WARNING: This program is under active development and this documentation might not reflect reality. Please file a GitHub issue and we will take care of it as soon as we can.
- 'build' is for building a bloom filter from a reference file. It supports large genome files (>4GB), human genome, for instance.
- 'query' is for querying a fastq/fasta file against the bloom filter.
- 'remove' is for removing contamination sequences from a fastq/fasta file.
In order to fetch the source code, compile and run tests:
$ git clone https://github.com/tzcoolman/DRASS.git && cd drass && make -j8 && make tests
Please note that python's virtualenv is needed to run the tests.
Facs uses a similar commandline structure to the one found in the popular bwa. There are three main commands: build, query and remove. Each of them might have slightly different flags but should behave similarly.
$ ./facs -h
Program: facs (Sequence decontamination using bloom filters)
Version: 0.1
Contact: Enze Liu <[email protected]>
Usage: facs <command> [options]
Command: build build a bloom filter from a FASTA reference file
query query a bloom filter given a FASTQ/FASTA file
remove remove (contamination) sequences from FASTQ/FASTA file
For example, to build a bloom filter out of a FASTA reference genome, one should type:
$ ./facs build -r ecoli.fasta -o ecoli.bloom
That would generate a ecoli bloom filter that could be used to query a FASTQ file:
$ ./facs query -b ecoli.bloom -r contaminated_sample.fastq.gz
Note that both plaintext fastq files and gzip-compressed files are supported transparently to the user.
Which would return some metrics indicating how many reads might be contaminated with ecoli in that particular sample:
{
"total_read_count": 201,
"contaminated_reads": 1,
"total_hits": 90,
"contamination_rate": 0.004975,
"bloom_filename":"tests/data/bloom/U00096.2.bloom"
}
Finally, if one wants to remove those reads from the sample, one should run the following command:
$ ./facs remove -b ecoli.bloom -r contaminated_sample.fastq.gz -o discarded_reads.fastq
Where "discarded_reads.fastq" is the reads that have been filtered out from the original fastq file.
A python C-Extension provides a very simple API to build, query and remove sequences, just as described above with the plain C-based commandline.
$ python
Python 2.6.6 (r266:84292, Jun 18 2012, 09:57:52)

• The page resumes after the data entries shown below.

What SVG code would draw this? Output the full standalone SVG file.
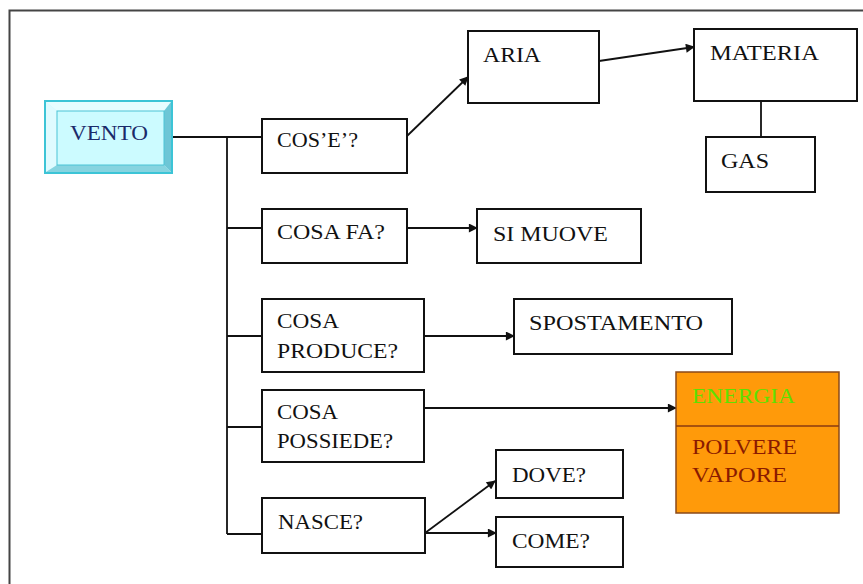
<svg xmlns="http://www.w3.org/2000/svg" width="863" height="584" viewBox="0 0 863 584">
<style>
.box{fill:#fff;stroke:#111;stroke-width:2}
.t{font-family:"Liberation Serif","Times New Roman",serif;font-size:20px;fill:#111}
.ln{fill:none;stroke:#111;stroke-width:1.8}
</style>
<defs>
<marker id="ah" viewBox="0 0 10 10" refX="9" refY="5" markerWidth="10" markerHeight="9" markerUnits="userSpaceOnUse" orient="auto">
<path d="M0,0 L10,5 L0,10 z" fill="#111"/>
</marker>
</defs>
<rect x="0" y="0" width="863" height="584" fill="#fff"/>
<rect x="9.5" y="10.5" width="880" height="600" fill="none" stroke="#444" stroke-width="2"/>

<g id="connectors">
<polyline class="ln" points="172,137 262,137"/>
<line class="ln" x1="227" y1="137" x2="227" y2="534"/>
<line class="ln" x1="227" y1="228" x2="262" y2="228"/>
<line class="ln" x1="227" y1="336" x2="262" y2="336"/>
<line class="ln" x1="227" y1="427" x2="262" y2="427"/>
<line class="ln" x1="227" y1="534" x2="262" y2="534"/>
<line class="ln" x1="407" y1="136" x2="468" y2="77" marker-end="url(#ah)"/>
<line class="ln" x1="599" y1="61" x2="694" y2="47" marker-end="url(#ah)"/>
<line class="ln" x1="761" y1="101" x2="761" y2="137"/>
<line class="ln" x1="407" y1="228" x2="477" y2="228" marker-end="url(#ah)"/>
<line class="ln" x1="424" y1="336" x2="514" y2="336" marker-end="url(#ah)"/>
<line class="ln" x1="424" y1="408" x2="676" y2="408" marker-end="url(#ah)"/>
<line class="ln" x1="425" y1="533" x2="495" y2="481" marker-end="url(#ah)"/>
<line class="ln" x1="425" y1="533" x2="496" y2="533" marker-end="url(#ah)"/>
</g>

<g id="vento">
<rect x="45" y="101" width="127" height="72" fill="#c8f6fb" stroke="#3cc4d6" stroke-width="2"/>
<polygon points="46,102 171,102 164,111 57,111" fill="#e6fdff"/>
<polygon points="46,102 57,111 57,165 46,172" fill="#dffbff"/>
<polygon points="171,102 171,172 164,165 164,111" fill="#6cc6d6"/>
<polygon points="46,172 171,172 164,165 57,165" fill="#86d4e0"/>
<rect x="57" y="111" width="107" height="54" fill="#ccfbff" stroke="#4ac4d6" stroke-width="1"/>
<text class="t" x="70" y="140" textLength="78" lengthAdjust="spacingAndGlyphs" fill="#1a2a6a" style="fill:#1a2a6a">VENTO</text>
</g>

<g id="cose">
<rect class="box" x="262" y="119" width="145" height="54"/>
<text class="t" x="277" y="147" textLength="81" lengthAdjust="spacingAndGlyphs">COS’E’?</text>
</g>

<g id="aria">
<rect class="box" x="468" y="31" width="131" height="72"/>
<text class="t" x="483" y="62" textLength="58" lengthAdjust="spacingAndGlyphs">ARIA</text>
</g>

<g id="materia">
<rect class="box" x="694" y="29" width="163" height="72"/>
<text class="t" x="710" y="60" textLength="109" lengthAdjust="spacingAndGlyphs">MATERIA</text>
</g>

<g id="gas">
<rect class="box" x="706" y="137" width="109" height="55"/>
<text class="t" x="721" y="168" textLength="48" lengthAdjust="spacingAndGlyphs">GAS</text>
</g>

<g id="cosafa">
<rect class="box" x="262" y="209" width="145" height="54"/>
<text class="t" x="277" y="239" textLength="108" lengthAdjust="spacingAndGlyphs">COSA FA?</text>
</g>

<g id="simuove">
<rect class="box" x="477" y="209" width="164" height="54"/>
<text class="t" x="493" y="241" textLength="115" lengthAdjust="spacingAndGlyphs">SI MUOVE</text>
</g>

<g id="produce">
<rect class="box" x="262" y="299" width="162" height="73"/>
<text class="t" x="277" y="328" textLength="62" lengthAdjust="spacingAndGlyphs">COSA</text>
<text class="t" x="277" y="358" textLength="121" lengthAdjust="spacingAndGlyphs">PRODUCE?</text>
</g>

<g id="spostamento">
<rect class="box" x="514" y="299" width="218" height="55"/>
<text class="t" x="529" y="330" textLength="174" lengthAdjust="spacingAndGlyphs">SPOSTAMENTO</text>
</g>

<g id="possiede">
<rect class="box" x="262" y="390" width="162" height="72"/>
<text class="t" x="277" y="419" textLength="61" lengthAdjust="spacingAndGlyphs">COSA</text>
<text class="t" x="277" y="448" textLength="116" lengthAdjust="spacingAndGlyphs">POSSIEDE?</text>
</g>

<g id="energia">
<rect x="676" y="372" width="163" height="141" fill="#ff9a0a" stroke="#8a4a1a" stroke-width="1.5"/>
<line x1="676" y1="426" x2="839" y2="426" stroke="#8a3a10" stroke-width="1.5"/>
<text class="t" x="692" y="403" textLength="103" lengthAdjust="spacingAndGlyphs" style="fill:#5ee000">ENERGIA</text>
<text class="t" x="692" y="454" textLength="105" lengthAdjust="spacingAndGlyphs" style="fill:#8a1a00">POLVERE</text>
<text class="t" x="692" y="482" textLength="95" lengthAdjust="spacingAndGlyphs" style="fill:#8a1a00">VAPORE</text>
</g>

<g id="nasce">
<rect class="box" x="262" y="498" width="163" height="55"/>
<text class="t" x="278" y="529" textLength="85" lengthAdjust="spacingAndGlyphs">NASCE?</text>
</g>

<g id="dove">
<rect class="box" x="496" y="450" width="127" height="48"/>
<text class="t" x="512" y="482" textLength="74" lengthAdjust="spacingAndGlyphs">DOVE?</text>
</g>

<g id="come">
<rect class="box" x="496" y="517" width="127" height="50"/>
<text class="t" x="512" y="548" textLength="78" lengthAdjust="spacingAndGlyphs">COME?</text>
</g>
</svg>
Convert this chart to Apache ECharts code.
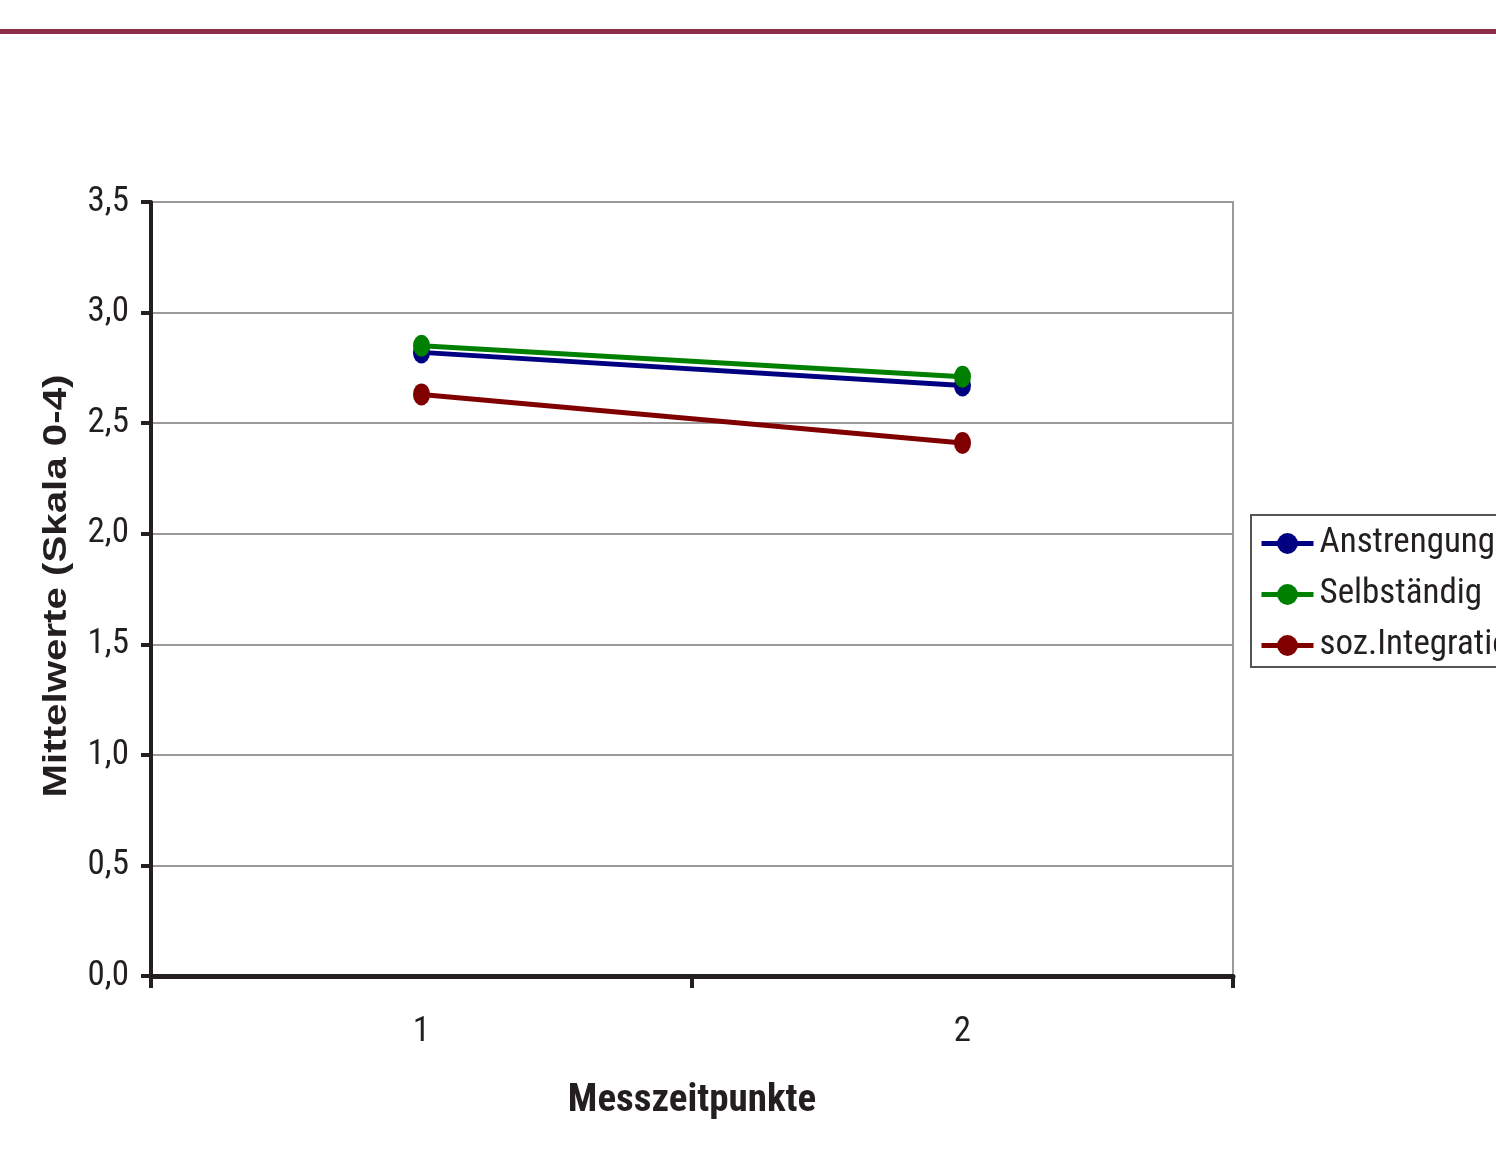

[GCC 4.4.6 20110731 (Red Hat 4.4.6-3)] on linux2
Type "help", "copyright", "credits" or "license" for more information.
>>> import facs
>>> facs.build("ecoli.fasta", "ecoli.bloom")
>>> facs.query("contaminated_sample.fastq.gz", "ecoli.bloom")
>>> facs.remove("contaminated_sample.fastq.gz", "ecoli.bloom")
- All three scripts can be executed on both Linux and Mac system. But they don't support large bloom filter building and loading on MAC system.
- FACS supports fasta and fastq formats. Make sure you use the correct extension name: .fna or .fasta and .fastq, respectively.